PROBLEM REQUIREMENTS:
In the records below, find the line containing "Give me the Apache" and the line containing "const legendTemp = 'Keskilämpötila". Give again exactly those lines and every line between them, omitting the pictures.

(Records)

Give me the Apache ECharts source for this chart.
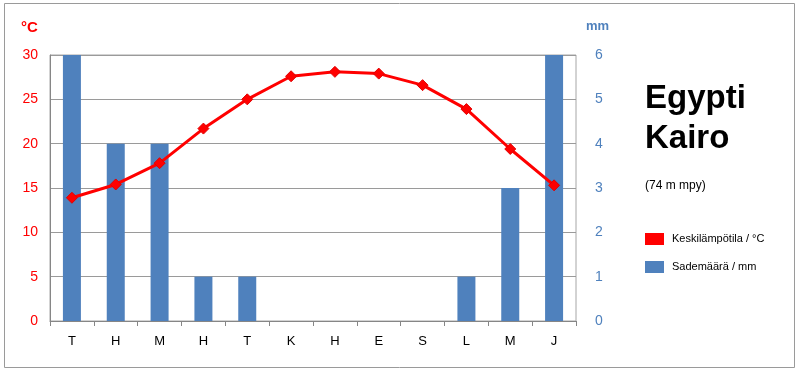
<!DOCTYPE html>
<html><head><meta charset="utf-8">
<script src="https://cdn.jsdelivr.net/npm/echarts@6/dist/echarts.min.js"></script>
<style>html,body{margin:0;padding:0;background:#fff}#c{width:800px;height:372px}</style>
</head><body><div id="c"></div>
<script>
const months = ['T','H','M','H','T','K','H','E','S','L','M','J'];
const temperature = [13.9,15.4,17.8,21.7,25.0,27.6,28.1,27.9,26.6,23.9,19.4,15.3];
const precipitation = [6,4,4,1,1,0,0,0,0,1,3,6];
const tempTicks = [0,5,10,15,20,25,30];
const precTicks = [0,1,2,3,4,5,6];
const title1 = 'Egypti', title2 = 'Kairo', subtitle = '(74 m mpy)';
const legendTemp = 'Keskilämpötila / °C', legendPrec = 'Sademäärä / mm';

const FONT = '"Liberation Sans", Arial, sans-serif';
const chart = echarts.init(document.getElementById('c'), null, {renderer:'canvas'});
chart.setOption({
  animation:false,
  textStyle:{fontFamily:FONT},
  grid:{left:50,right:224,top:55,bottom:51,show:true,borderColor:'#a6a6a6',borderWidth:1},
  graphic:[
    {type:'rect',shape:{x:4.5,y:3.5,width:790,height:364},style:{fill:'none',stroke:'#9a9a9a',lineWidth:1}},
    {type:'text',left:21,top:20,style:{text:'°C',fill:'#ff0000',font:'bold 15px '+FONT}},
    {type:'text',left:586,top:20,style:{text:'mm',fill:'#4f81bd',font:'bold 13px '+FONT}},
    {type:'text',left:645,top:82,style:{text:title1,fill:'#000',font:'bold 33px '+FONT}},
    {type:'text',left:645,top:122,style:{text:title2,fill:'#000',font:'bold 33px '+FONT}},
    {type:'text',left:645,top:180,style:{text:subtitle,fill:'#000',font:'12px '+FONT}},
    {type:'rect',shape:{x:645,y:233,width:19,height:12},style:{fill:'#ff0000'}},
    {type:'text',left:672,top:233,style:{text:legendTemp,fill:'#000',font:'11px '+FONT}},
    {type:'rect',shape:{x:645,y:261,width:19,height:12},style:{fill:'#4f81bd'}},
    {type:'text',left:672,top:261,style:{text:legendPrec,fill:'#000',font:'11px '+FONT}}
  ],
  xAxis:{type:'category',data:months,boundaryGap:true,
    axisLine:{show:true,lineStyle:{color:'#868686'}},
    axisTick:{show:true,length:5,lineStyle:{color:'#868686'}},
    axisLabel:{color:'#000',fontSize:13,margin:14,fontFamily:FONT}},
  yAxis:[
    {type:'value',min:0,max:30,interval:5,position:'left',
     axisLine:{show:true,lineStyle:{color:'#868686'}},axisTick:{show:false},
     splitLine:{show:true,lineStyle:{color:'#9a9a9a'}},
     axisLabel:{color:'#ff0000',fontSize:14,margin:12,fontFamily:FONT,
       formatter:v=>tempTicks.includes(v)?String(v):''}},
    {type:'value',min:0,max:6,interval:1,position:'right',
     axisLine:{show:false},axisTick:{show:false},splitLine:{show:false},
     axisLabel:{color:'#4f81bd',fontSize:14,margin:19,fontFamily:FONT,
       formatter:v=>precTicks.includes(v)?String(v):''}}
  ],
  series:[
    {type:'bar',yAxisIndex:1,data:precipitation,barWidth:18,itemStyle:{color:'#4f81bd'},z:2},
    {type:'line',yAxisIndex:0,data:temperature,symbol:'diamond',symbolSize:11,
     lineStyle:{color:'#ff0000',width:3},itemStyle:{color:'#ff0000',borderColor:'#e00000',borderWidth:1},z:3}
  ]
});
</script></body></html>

...

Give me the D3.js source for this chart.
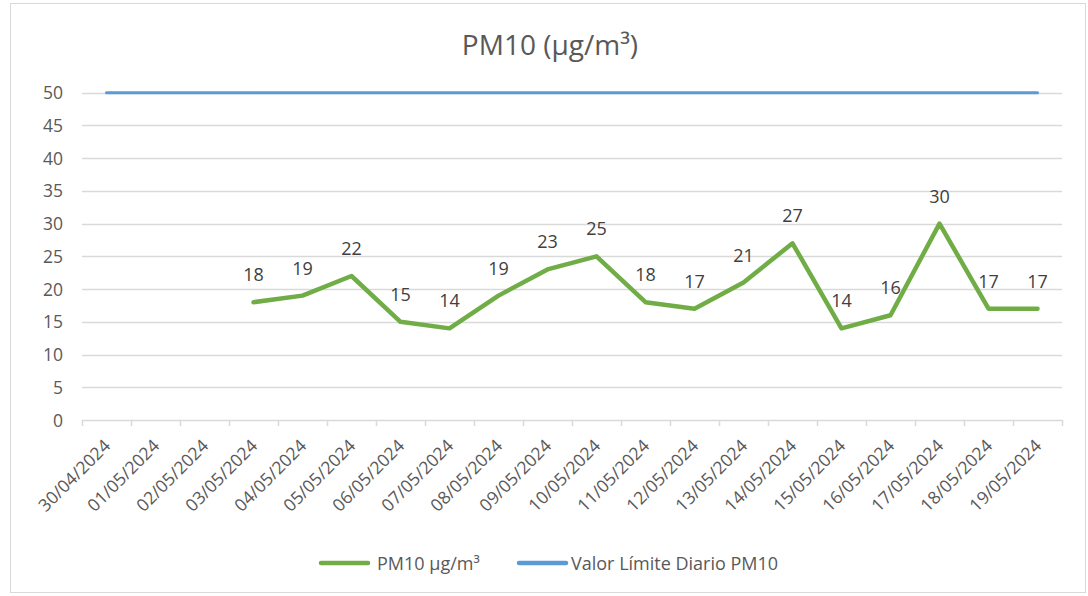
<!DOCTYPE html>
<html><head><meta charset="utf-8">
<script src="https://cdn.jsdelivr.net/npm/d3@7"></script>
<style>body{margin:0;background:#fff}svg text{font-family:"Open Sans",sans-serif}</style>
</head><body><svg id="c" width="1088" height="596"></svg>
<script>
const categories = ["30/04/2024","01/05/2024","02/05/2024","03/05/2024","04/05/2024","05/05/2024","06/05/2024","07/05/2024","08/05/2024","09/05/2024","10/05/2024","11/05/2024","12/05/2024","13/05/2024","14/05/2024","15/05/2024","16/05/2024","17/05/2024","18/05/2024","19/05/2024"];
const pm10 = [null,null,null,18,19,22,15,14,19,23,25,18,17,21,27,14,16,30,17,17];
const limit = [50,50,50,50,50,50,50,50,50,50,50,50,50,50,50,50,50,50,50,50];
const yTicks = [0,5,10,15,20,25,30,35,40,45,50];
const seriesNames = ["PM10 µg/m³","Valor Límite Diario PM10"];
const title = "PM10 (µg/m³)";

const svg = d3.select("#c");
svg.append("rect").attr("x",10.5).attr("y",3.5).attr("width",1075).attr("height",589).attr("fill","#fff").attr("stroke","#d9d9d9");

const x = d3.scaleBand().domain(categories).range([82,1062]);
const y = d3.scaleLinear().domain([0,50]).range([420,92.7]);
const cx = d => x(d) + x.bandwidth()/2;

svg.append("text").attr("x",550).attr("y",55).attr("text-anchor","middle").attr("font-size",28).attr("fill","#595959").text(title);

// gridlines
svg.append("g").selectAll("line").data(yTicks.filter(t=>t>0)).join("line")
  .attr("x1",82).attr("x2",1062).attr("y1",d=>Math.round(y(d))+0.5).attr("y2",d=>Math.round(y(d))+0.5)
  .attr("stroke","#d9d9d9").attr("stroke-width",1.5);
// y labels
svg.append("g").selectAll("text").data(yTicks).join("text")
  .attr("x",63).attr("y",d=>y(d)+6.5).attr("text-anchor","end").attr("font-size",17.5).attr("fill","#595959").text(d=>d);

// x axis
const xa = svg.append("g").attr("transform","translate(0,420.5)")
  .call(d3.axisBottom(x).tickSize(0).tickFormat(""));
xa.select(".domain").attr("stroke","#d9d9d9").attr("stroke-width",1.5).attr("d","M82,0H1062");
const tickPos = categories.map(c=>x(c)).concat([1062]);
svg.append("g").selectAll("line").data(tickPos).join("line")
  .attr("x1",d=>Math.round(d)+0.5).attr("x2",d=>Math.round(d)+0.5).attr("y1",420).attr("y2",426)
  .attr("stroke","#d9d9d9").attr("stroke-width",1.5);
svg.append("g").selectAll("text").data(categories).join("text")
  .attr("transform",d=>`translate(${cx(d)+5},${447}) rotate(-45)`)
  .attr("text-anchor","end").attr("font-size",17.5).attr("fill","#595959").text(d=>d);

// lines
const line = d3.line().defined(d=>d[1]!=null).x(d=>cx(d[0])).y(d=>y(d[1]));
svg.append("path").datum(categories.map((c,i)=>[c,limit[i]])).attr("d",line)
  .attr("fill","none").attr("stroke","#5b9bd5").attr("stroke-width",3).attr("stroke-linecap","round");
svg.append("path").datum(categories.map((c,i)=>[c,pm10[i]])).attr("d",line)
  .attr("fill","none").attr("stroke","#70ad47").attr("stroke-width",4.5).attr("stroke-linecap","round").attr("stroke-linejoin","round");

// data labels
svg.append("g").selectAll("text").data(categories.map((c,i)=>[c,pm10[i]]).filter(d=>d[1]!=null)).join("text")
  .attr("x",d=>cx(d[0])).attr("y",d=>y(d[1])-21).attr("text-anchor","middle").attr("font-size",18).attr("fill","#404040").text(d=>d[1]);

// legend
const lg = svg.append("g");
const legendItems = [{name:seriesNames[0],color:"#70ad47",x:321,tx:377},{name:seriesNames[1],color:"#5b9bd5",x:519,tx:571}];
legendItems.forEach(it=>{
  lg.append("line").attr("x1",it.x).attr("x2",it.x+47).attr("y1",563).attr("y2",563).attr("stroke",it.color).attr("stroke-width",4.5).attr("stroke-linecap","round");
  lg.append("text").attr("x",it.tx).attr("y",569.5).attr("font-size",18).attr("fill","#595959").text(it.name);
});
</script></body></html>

CORRECT RESPONSE:
Give me the Apache ECharts source for this chart.
<!DOCTYPE html>
<html><head><meta charset="utf-8">
<script src="https://cdn.jsdelivr.net/npm/echarts@6/dist/echarts.min.js"></script>
<style>html,body{margin:0;padding:0;background:#fff}#c{width:800px;height:372px}</style>
</head><body><div id="c"></div>
<script>
const months = ['T','H','M','H','T','K','H','E','S','L','M','J'];
const temperature = [13.9,15.4,17.8,21.7,25.0,27.6,28.1,27.9,26.6,23.9,19.4,15.3];
const precipitation = [6,4,4,1,1,0,0,0,0,1,3,6];
const tempTicks = [0,5,10,15,20,25,30];
const precTicks = [0,1,2,3,4,5,6];
const title1 = 'Egypti', title2 = 'Kairo', subtitle = '(74 m mpy)';
const legendTemp = 'Keskilämpötila / °C', legendPrec = 'Sademäärä / mm';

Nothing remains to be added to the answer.